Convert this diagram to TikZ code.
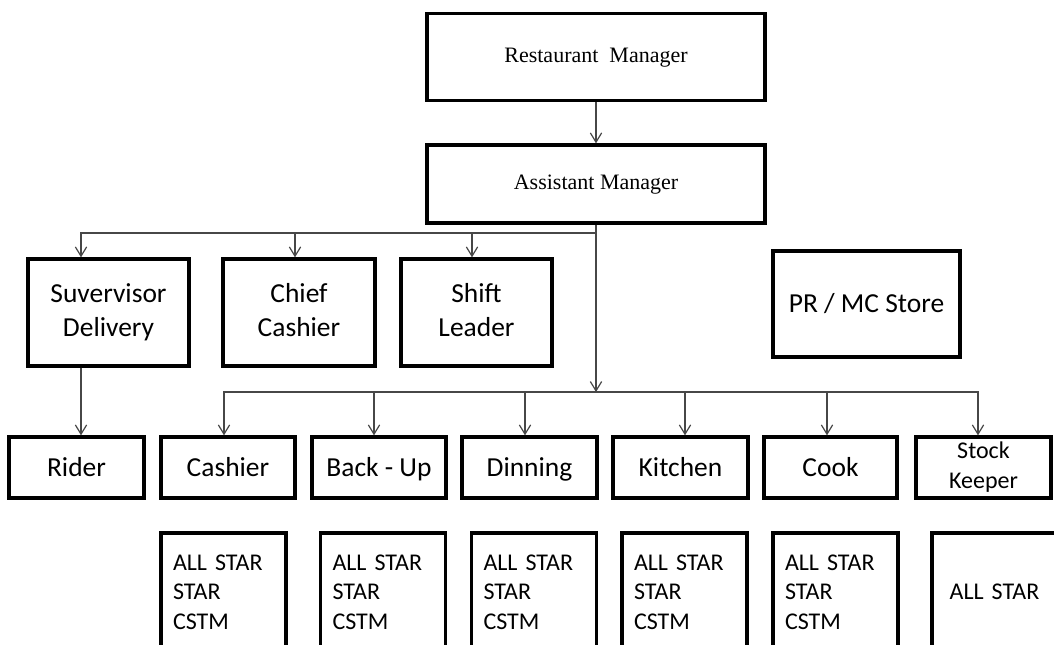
\documentclass[tikz,border=0pt]{standalone}
\usepackage{fontspec}
\setmainfont{Carlito}
\newfontfamily\timesf{Liberation Serif}
\usetikzlibrary{arrows.meta}
\newlength\pxu
\setlength\pxu{0.75pt}
\begin{document}
\begin{tikzpicture}[x=0.75pt,y=-0.75pt,
  frame/.style={draw=black, line width=2.5pt, inner sep=0pt, align=center},
  topbox/.style={frame, font=\timesf\fontsize{16.5}{20}\selectfont, minimum width=338\pxu, text height=11pt, text depth=3pt},
  midbox/.style={frame, font=\fontsize{20.6}{25.5}\selectfont, minimum height=107\pxu},
  rowbox/.style={frame, font=\fontsize{20.6}{25.5}\selectfont, minimum height=61\pxu, text height=15pt, text depth=2pt},
  starbox/.style={draw=black, line width=2.5pt, inner ysep=0pt, inner xsep=12\pxu, align=left,
     font=\fontsize{18}{22.2}\selectfont, minimum height=118\pxu, text width=101\pxu},
  ln/.style={draw=black!72, line width=0.9pt},
  arr/.style={ln, -{Straight Barb[length=7pt,width=8.5pt]}}
]
\useasboundingbox (0,0) rectangle (1054,644);
\clip (0,0) rectangle (1054,644);
\fill[white] (0,0) rectangle (1054,644);

% top
\node[topbox, minimum height=87\pxu] (rm) at (596,57) {Restaurant~ Manager};
\node[topbox, minimum height=78\pxu] (am) at (596,184) {Assistant Manager};

% level 2
\node[midbox, minimum width=161\pxu] (sd) at (108.5,312.5) {Suvervisor\strut\\Delivery\strut};
\node[midbox, minimum width=152\pxu] (cc) at (299,312.5) {Chief\strut\\Cashier\strut};
\node[midbox, minimum width=151\pxu] (sl) at (476.5,312.5) {Shift\strut\\Leader\strut};
\node[frame, font=\fontsize{20.6}{25.5}\selectfont, minimum width=187\pxu, minimum height=106\pxu, text height=15pt, text depth=2pt] (pr) at (866.5,304) {PR / MC Store};

% level 3
\node[rowbox, minimum width=135\pxu] (rider) at (76.5,467.5) {Rider};
\node[rowbox, minimum width=134\pxu] (cashier) at (228,467.5) {Cashier};
\node[rowbox, minimum width=134\pxu] (backup) at (379,467.5) {Back - Up};
\node[rowbox, minimum width=135\pxu] (dinning) at (529.5,467.5) {Dinning};
\node[rowbox, minimum width=135\pxu] (kitchen) at (680.5,467.5) {Kitchen};
\node[rowbox, minimum width=133\pxu] (cook) at (830.5,467.5) {Cook};
\node[frame, minimum height=61\pxu, minimum width=135\pxu, font=\fontsize{18}{22}\selectfont] (stock) at (983.5,467.5) {Stock\strut\\Keeper\strut};

% level 4
\node[starbox] (cashier4) at (223.5,592) {ALL STAR\\STAR\\CSTM};
\node[starbox] (backup4) at (383,592) {ALL STAR\\STAR\\CSTM};
\node[starbox] (dinning4) at (534,592) {ALL STAR\\STAR\\CSTM};
\node[starbox] (kitchen4) at (684.5,592) {ALL STAR\\STAR\\CSTM};
\node[starbox] (cook4) at (835.5,592) {ALL STAR\\STAR\\CSTM};
\node[starbox, align=center] (stock4) at (994.5,592) {ALL STAR};

% connector helpers
\coordinate (jt) at (596,233);
\coordinate (jb) at (596,392);
\coordinate (xsd) at (81,0);
\coordinate (xcc) at (295,0);
\coordinate (xsl) at (472,0);
\coordinate (xca) at (224,0);
\coordinate (xbu) at (374,0);
\coordinate (xdi) at (525,0);
\coordinate (xki) at (685,0);
\coordinate (xco) at (827,0);
\coordinate (xst) at (978,0);

\draw[arr] (rm) -- (am);
\draw[ln] (am.south) -- (jt);
\draw[arr] (jt) -- (jb);
\draw[arr] (jt) -| (sd.north -| xsd);
\draw[arr] (jt) -| (cc.north -| xcc);
\draw[arr] (jt) -| (sl.north -| xsl);
\draw[arr] (sd.south -| xsd) -- (rider.north -| xsd);
\draw[arr] (jb) -| (cashier.north -| xca);
\draw[arr] (jb) -| (backup.north -| xbu);
\draw[arr] (jb) -| (dinning.north -| xdi);
\draw[arr] (jb) -| (kitchen.north -| xki);
\draw[arr] (jb) -| (cook.north -| xco);
\draw[arr] (jb) -| (stock.north -| xst);
\end{tikzpicture}
\end{document}
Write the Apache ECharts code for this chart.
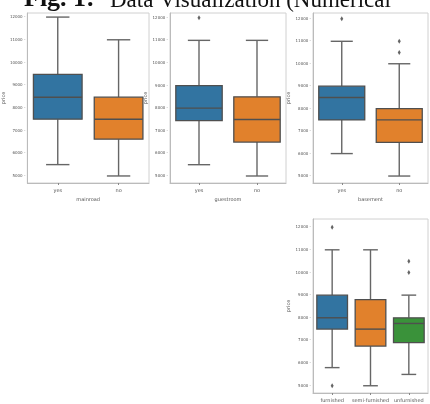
<!DOCTYPE html>
<html>
<head>
<meta charset="utf-8">
<script src="https://cdn.jsdelivr.net/npm/echarts@6/dist/echarts.min.js"></script>
<style>
  html, body { margin: 0; padding: 0; background: #fff; }
  #chart { width: 430px; height: 404px; }
</style>
</head>
<body>
<div id="chart"></div>
<script>
// Categories
const yesNo = ['yes', 'no'];
const furnishing = ['furnished', 'semi-furnished', 'unfurnished'];
// Price tick labels
const priceTicks = [5000, 6000, 7000, 8000, 9000, 10000, 11000, 12000];

// Box summaries per category: [min whisker, Q1, median, Q3, max whisker]
const mainroadBoxes = [[5500, 7500, 8470, 9480, 12000], [5000, 6620, 7500, 8470, 11000]];
const guestroomBoxes = [[5500, 7450, 8000, 9000, 11000], [5000, 6500, 7500, 8500, 11000]];
const basementBoxes = [[6000, 7500, 8500, 9000, 11000], [5000, 6500, 7500, 8000, 10000]];
const furnishingBoxes = [[5800, 7500, 8000, 9000, 11000], [5000, 6750, 7500, 8800, 11000], [5500, 6900, 7750, 8000, 9000]];

// Outliers: [category index, price]
const mainroadOutliers = [];
const guestroomOutliers = [[0, 12000]];
const basementOutliers = [[0, 12000], [1, 11000], [1, 10500]];
const furnishingOutliers = [[0, 12000], [0, 5000], [2, 10500], [2, 10000]];

const palette = ['#3274a1', '#e1812c', '#3a923a'];
const edge = '#4f4f4f';
const whisker = '#666';
const labelColor = '#555';

function renderBox(params, api) {
  const c = api.value(0);
  const pts = [1, 2, 3, 4, 5].map(i => api.coord([c, api.value(i)]));
  const cx = pts[0][0];
  const band = api.size([1, 0])[0];
  const half = band * 0.4;
  const cap = half * 0.48;
  const [pMin, pQ1, pMed, pQ3, pMax] = pts.map(p => p[1]);
  const line = { stroke: whisker, lineWidth: 1.4 };
  return {
    type: 'group',
    children: [
      { type: 'line', shape: { x1: cx, y1: pQ1, x2: cx, y2: pMin }, style: line },
      { type: 'line', shape: { x1: cx, y1: pQ3, x2: cx, y2: pMax }, style: line },
      { type: 'line', shape: { x1: cx - cap, y1: pMin, x2: cx + cap, y2: pMin }, style: line },
      { type: 'line', shape: { x1: cx - cap, y1: pMax, x2: cx + cap, y2: pMax }, style: line },
      { type: 'rect', shape: { x: cx - half, y: pQ3, width: 2 * half, height: pQ1 - pQ3 },
        style: { fill: palette[c], stroke: edge, lineWidth: 1.3 } },
      { type: 'line', shape: { x1: cx - half, y1: pMed, x2: cx + half, y2: pMed }, style: { stroke: edge, lineWidth: 1.4 } }
    ]
  };
}

const panels = [
  { cats: yesNo, boxes: mainroadBoxes, outliers: mainroadOutliers, name: 'mainroad',
    grid: { left: 27, right: 281, top: 13, bottom: 221 }, ymin: 4690, ymax: 12180 },
  { cats: yesNo, boxes: guestroomBoxes, outliers: guestroomOutliers, name: 'guestroom',
    grid: { left: 170, right: 144, top: 13, bottom: 221 }, ymin: 4690, ymax: 12210 },
  { cats: yesNo, boxes: basementBoxes, outliers: basementOutliers, name: 'basement',
    grid: { left: 313, right: 2, top: 13, bottom: 221 }, ymin: 4690, ymax: 12260 },
  { cats: furnishing, boxes: furnishingBoxes, outliers: furnishingOutliers, name: 'furnishingstatus',
    grid: { left: 313, right: 2, top: 219, bottom: 11 }, ymin: 4680, ymax: 12360 }
];

const option = {
  animation: false,
  backgroundColor: '#fff',
  grid: [], xAxis: [], yAxis: [], series: [],
  graphic: [
    { type: 'text', x: 24, y: 12,
      style: { text: 'Fig. 1:', font: 'bold 26px "Liberation Serif"', fill: '#111', verticalAlign: 'bottom' } },
    { type: 'text', x: 110, y: 12,
      style: { text: 'Data Visualization (Numerical', font: '23px "Liberation Serif"', fill: '#111', verticalAlign: 'bottom' } }
  ]
};

panels.forEach((p, i) => {
  option.grid.push(Object.assign({ show: true, borderColor: '#d0d0d0', borderWidth: 1 }, p.grid));
  option.xAxis.push({
    gridIndex: i, type: 'category', data: p.cats, boundaryGap: true,
    name: i < 3 ? p.name : '', nameLocation: 'middle', nameGap: 14,
    nameTextStyle: { fontSize: 5, color: labelColor, fontFamily: 'DejaVu Sans' },
    axisLine: { lineStyle: { color: '#bbb' } },
    axisTick: { show: true, alignWithLabel: true, length: 2, lineStyle: { color: '#888' } },
    axisLabel: { interval: 0, fontSize: 5, color: labelColor, margin: 5, fontFamily: 'DejaVu Sans' },
    splitLine: { show: false }
  });
  option.yAxis.push({
    gridIndex: i, type: 'value', min: p.ymin, max: p.ymax, interval: 10,
    name: 'price', nameLocation: 'middle', nameGap: 14,
    nameTextStyle: { fontSize: 5, color: labelColor, fontFamily: 'DejaVu Sans' },
    axisLine: { show: true, lineStyle: { color: '#bbb' } },
    axisTick: { show: false },
    axisLabel: { fontSize: 4, color: labelColor, margin: 2, fontFamily: 'DejaVu Sans',
      formatter: v => (priceTicks.includes(v) ? String(v) + ' -' : '') },
    splitLine: { show: false }
  });
  option.series.push({
    type: 'custom', xAxisIndex: i, yAxisIndex: i,
    renderItem: renderBox,
    encode: { x: 0, y: [1, 2, 3, 4, 5] },
    data: p.boxes.map((b, c) => [c].concat(b))
  });
  option.series.push({
    type: 'scatter', xAxisIndex: i, yAxisIndex: i,
    symbol: 'diamond', symbolSize: [3, 5],
    itemStyle: { color: '#3f3f3f' },
    data: p.outliers
  });
});

const chart = echarts.init(document.getElementById('chart'), null, { renderer: 'canvas' });
chart.setOption(option);
</script>
</body>
</html>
.....
WRITTEN INSTRUCTION: Copy out only the lines from the one containing "Write the Apache ECharts code for this chart." through the one containing "10000, 11000, 12000];", exactly, with both ends. Any picture is left out.

REPLY:
Write the Apache ECharts code for this chart.
<!DOCTYPE html>
<html>
<head>
<meta charset="utf-8">
<script src="https://cdn.jsdelivr.net/npm/echarts@6/dist/echarts.min.js"></script>
<style>
  html, body { margin: 0; padding: 0; background: #fff; }
  #chart { width: 430px; height: 404px; }
</style>
</head>
<body>
<div id="chart"></div>
<script>
// Categories
const yesNo = ['yes', 'no'];
const furnishing = ['furnished', 'semi-furnished', 'unfurnished'];
// Price tick labels
const priceTicks = [5000, 6000, 7000, 8000, 9000, 10000, 11000, 12000];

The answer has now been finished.